Yes, I mentioned th Deobandi connection a couple years ago.
http://thebengalsboard.com/Thread-ISIS-Defeated?pid=670884&highlight=deoband#pid670884

My argument back then, as now, was that we ought not to be paying so much attention to Islamic "ideologies" that we forget invasion and displacement are the primary motivators of Taliban support. Were Afghans miraculously converted to Christianity by 2008, there still would have been an active insurgency against the ISAF and corrupt Afghan government.

The NPR article you link to is pretty good, and I like that it brings out the situation of the Deobandi in present-day, authoritarian-tending India under Mohdi. Having forgotten the aftermath of 1947, radical Hindu organizations would like to see the Darul Uloom school in Deoband shut down. Fear of that is likely what moves school representatives to deny any but the most tenuous historical connections to Taliban in A-stand and P-stan. 

The article also notes that India's 200 million Muslims are not radicalized, though there should be concern that rising Hindu nationalism will change that.

And it reminds us that the Deobandi school emerged in opposition to British colonial control, which would render its perspective attractive to Afghans and Pashtu in Pakistan fighting the Soviets and then the Americans and British (again!). They might have added that in the 19th century, it was also dialoguing with Hindu and Sikh scholars, and even drew some support from Hindus, in ecumenical spirit. That is not characteristic of it current Afghan-Pakistan forms (Wahabist influence there). 
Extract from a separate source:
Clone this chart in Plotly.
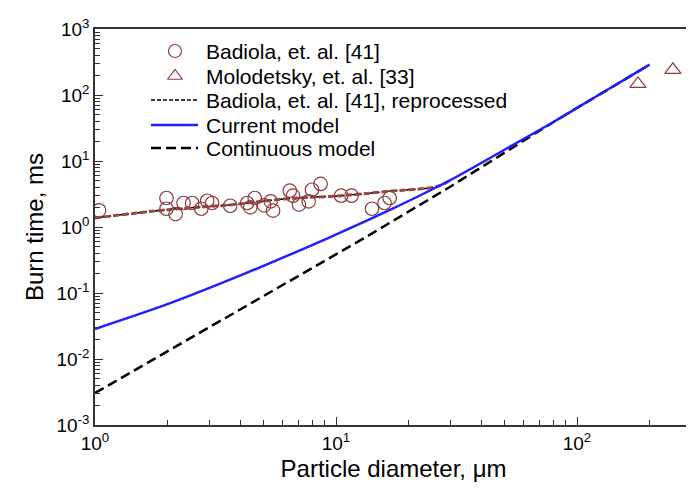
import plotly.graph_objects as go
import numpy as np

# Badiola et al. [41] experimental data (circles)
bad_d = [1.04, 1.98, 1.98, 2.16, 2.33, 2.53, 2.76, 2.92, 3.06, 3.64, 4.28, 4.41, 4.6, 5.03,
         5.36, 5.48, 6.43, 6.63, 7.02, 7.7, 7.95, 8.63, 10.5, 11.6, 14.1, 15.9, 16.7]
bad_t = [1.79, 2.75, 1.89, 1.57, 2.31, 2.31, 1.89, 2.5, 2.31, 2.1, 2.31, 1.99, 2.75, 2.13,
         2.45, 1.77, 3.55, 2.98, 2.18, 2.45, 3.67, 4.49, 2.98, 2.98, 1.89, 2.31, 2.75]

# Molodetsky et al. [33] (triangles)
mol_d = [179, 250]
mol_t = [147, 241]

# Badiola reprocessed (dashed)
rep_d = [1.0, 2.0, 3.7, 6.3, 10.5, 16.4, 26.4, 30.0]
rep_t = [1.37, 1.83, 2.18, 2.69, 2.98, 3.47, 4.14, 5.2]

# Current model (blue)
cur_d = [1.0, 1.97, 4.23, 9.27, 16.4, 30, 50, 80.8, 120, 200]
cur_t = [0.0285, 0.0665, 0.20, 0.68, 1.75, 5.2, 14.8, 40, 95, 288]

# Continuous model (black dashed)
con_d = [1.0, 4.23, 13.1, 30, 80.8, 200]
con_t = [0.00305, 0.063, 0.68, 4.14, 40, 288]

legend_names = ["Badiola, et. al. [41]", "Molodetsky, et. al. [33]",
                "Badiola, et. al. [41], reprocessed", "Current model", "Continuous model"]

x_tickvals = [1, 10, 100]
x_ticktext = ["10<sup>0</sup>", "10<sup>1</sup>", "10<sup>2</sup>"]
y_tickvals = [1e-3, 1e-2, 1e-1, 1, 10, 100, 1000]
y_ticktext = ["10<sup>-3</sup>", "10<sup>-2</sup>", "10<sup>-1</sup>", "10<sup>0</sup>",
              "10<sup>1</sup>", "10<sup>2</sup>", "10<sup>3</sup>"]

x_minor = [m * 10 ** e for e in range(0, 3) for m in range(2, 10) if m * 10 ** e < 300]
y_minor = [m * 10.0 ** e for e in range(-3, 3) for m in range(2, 10)]

BROWN = "#8e3b3b"
BLUE = "#1f1fff"
FONT = "Liberation Sans, Arial, sans-serif"

# plot-area geometry in pixels (used only for the hand-made legend key)
L, R, T, B = 87, 684, 21, 417

fig = go.Figure()
fig.add_trace(go.Scatter(x=rep_d, y=rep_t, mode="lines", name=legend_names[2], showlegend=False,
                         line=dict(color="black", width=1.5, dash="4px,2px", shape="spline")))
fig.add_trace(go.Scatter(x=rep_d, y=rep_t, mode="lines", showlegend=False,
                         line=dict(color="#9a4744", width=3, dash="6px,3px", shape="spline")))
fig.add_trace(go.Scatter(x=con_d, y=con_t, mode="lines", name=legend_names[4], showlegend=False,
                         line=dict(color="black", width=2.5, dash="10px,5px")))
fig.add_trace(go.Scatter(x=cur_d, y=cur_t, mode="lines", name=legend_names[3], showlegend=False,
                         line=dict(color=BLUE, width=2.5, shape="spline", smoothing=0.8)))
fig.add_trace(go.Scatter(x=bad_d, y=bad_t, mode="markers", name=legend_names[0], showlegend=False,
                         marker=dict(symbol="circle-open", size=13.5, color=BROWN,
                                     line=dict(width=1.2, color=BROWN))))
fig.add_trace(go.Scatter(x=mol_d, y=mol_t, mode="markers", name=legend_names[1], showlegend=False,
                         marker=dict(symbol="triangle-up-open", size=14, color=BROWN,
                                     line=dict(width=1.2, color=BROWN))))

# ---- legend key (pixel coordinates on a hidden overlay axis) ----
rows_y = [43, 68, 92, 117, 140]
sym_x = 167
line_x = [143, 190]
text_x = 196
fig.add_trace(go.Scatter(x=[sym_x], y=[rows_y[0]], xaxis="x2", yaxis="y2", mode="markers",
                         showlegend=False, hoverinfo="skip",
                         marker=dict(symbol="circle-open", size=13, color=BROWN,
                                     line=dict(width=1.2, color=BROWN))))
fig.add_trace(go.Scatter(x=[sym_x], y=[rows_y[1]], xaxis="x2", yaxis="y2", mode="markers",
                         showlegend=False, hoverinfo="skip",
                         marker=dict(symbol="triangle-up-open", size=13, color=BROWN,
                                     line=dict(width=1.2, color=BROWN))))
fig.add_trace(go.Scatter(x=line_x, y=[rows_y[2]] * 2, xaxis="x2", yaxis="y2", mode="lines",
                         showlegend=False, hoverinfo="skip",
                         line=dict(color="black", width=1.5, dash="4px,2px")))
fig.add_trace(go.Scatter(x=line_x, y=[rows_y[3]] * 2, xaxis="x2", yaxis="y2", mode="lines",
                         showlegend=False, hoverinfo="skip",
                         line=dict(color=BLUE, width=2.5)))
fig.add_trace(go.Scatter(x=line_x, y=[rows_y[4]] * 2, xaxis="x2", yaxis="y2", mode="lines",
                         showlegend=False, hoverinfo="skip",
                         line=dict(color="black", width=2.5, dash="10px,5px")))
for name, ry in zip(legend_names, rows_y):
    fig.add_annotation(x=text_x, y=ry, xref="x2", yref="y2", text=name, showarrow=False,
                       xanchor="left", yanchor="middle",
                       font=dict(family=FONT, size=21, color="black"))

axis_common = dict(showline=True, linecolor="#333333", linewidth=1.5, mirror=True,
                   ticks="inside", ticklen=8, tickwidth=1.2, tickcolor="#333333",
                   showgrid=False, zeroline=False, automargin=False,
                   tickfont=dict(family=FONT, size=19, color="black"),
                   title_font=dict(family=FONT, size=24, color="black"))

xaxis = dict(type="log", range=[0, np.log10(300)], tickmode="array",
             tickvals=x_tickvals, ticktext=x_ticktext,
             minor=dict(tickmode="array", tickvals=x_minor, ticks="inside", ticklen=5,
                        tickcolor="#333333", tickwidth=1.2, showgrid=False),
             title=dict(text="Particle diameter, μm", standoff=8), **axis_common)
yaxis = dict(type="log", range=[-3, 3], tickmode="array",
             tickvals=y_tickvals, ticktext=y_ticktext,
             minor=dict(tickmode="array", tickvals=y_minor, ticks="inside", ticklen=5,
                        tickcolor="#333333", tickwidth=1.2, showgrid=False),
             title=dict(text="Burn time, ms", standoff=6), **axis_common)

fig.update_layout(
    width=694, height=492,
    margin=dict(l=L, r=694 - R, t=T, b=492 - B, autoexpand=False),
    paper_bgcolor="white", plot_bgcolor="white",
    font=dict(family=FONT, color="black"),
    showlegend=False,
    xaxis=xaxis, yaxis=yaxis,
    xaxis2=dict(overlaying="x", range=[L, R], visible=False, anchor="y2"),
    yaxis2=dict(overlaying="y", range=[B, T], visible=False, anchor="x2"),
)

fig.write_html("out.html")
I think Deobandi interpretations of Islam will not seem much different from Wahabism on points important to Westerners. They don't think women should drive or run businesses, they ban music, they think the Ummah comes before the nation, and so believers are obligated to protect Muslims under attack in other countries.  Deobandis are Salafist, preaching purification of non-Islamic accretions and return to the lifestyle of the orginial group around the Prophet. As with the majority of Salafists, this is conceived as separation from government and politics, a "return" to the Prophet enacted in one's family and business life--not in literal war against infidels. In 2008 they called an international conference which issued a Fatwa against all forms of Islamic terrorism as un-Islamic.  https://timesofindia.indiatimes.com/india/deoband-first-a-fatwa-against-terror/articleshow/3089161.cms

Under pressure from Hindu nationalists, they followed this with a declaration that India was not an anti-Muslim state (i.e., not a legitimate target of Jihad). 

What really matters, in my view, or should matter for US policy analysts, are 1) what Deobandi connections mean for the linkage between Taliban in A-stan with Taliban in P-stan, and the linkage of both with the Pakistan miitary and ISI, how they enable such linkages.* And 2) what such linkages mean (and have meant) for Pakistan's schizophrenic foreign policy--e.g., providing the US targeting intel in A-stan even as their own agents were supplying insurgents with supplies and weapons. And they should not start such analyses with assumptions about what Islam or Deobandi or Wahabism are, but with the actual political practice of various groups on the ground, driven more by tribal custom (Pashtunwali), political/economic necessity, and Afghan/Pakistani history than by religious teachings from India and Saudi Arabia. At least as important are the supposed "Islamic" laws and practices which they reject, and why they do.

(I don't think Deobandi Islam plays a dominant role in Muslim politics in India. This is definitely NOT the case in Pakistan, especially in the Tribal areas.)

*E.g., in the 90s, the ISI was supporting secular nationalistic groups in Kashmir. Then they shifted to Islamic nationalist groups; then to internationalist Jihadists by 1999, because they thought such groups better insured their (twisted) conception of national security. They shifted to a similar tack in P-stan's tribal areas and with A-stan's Taliban.  (following Ahmed Rashid's account of this in Descent into Chaos, 2008.)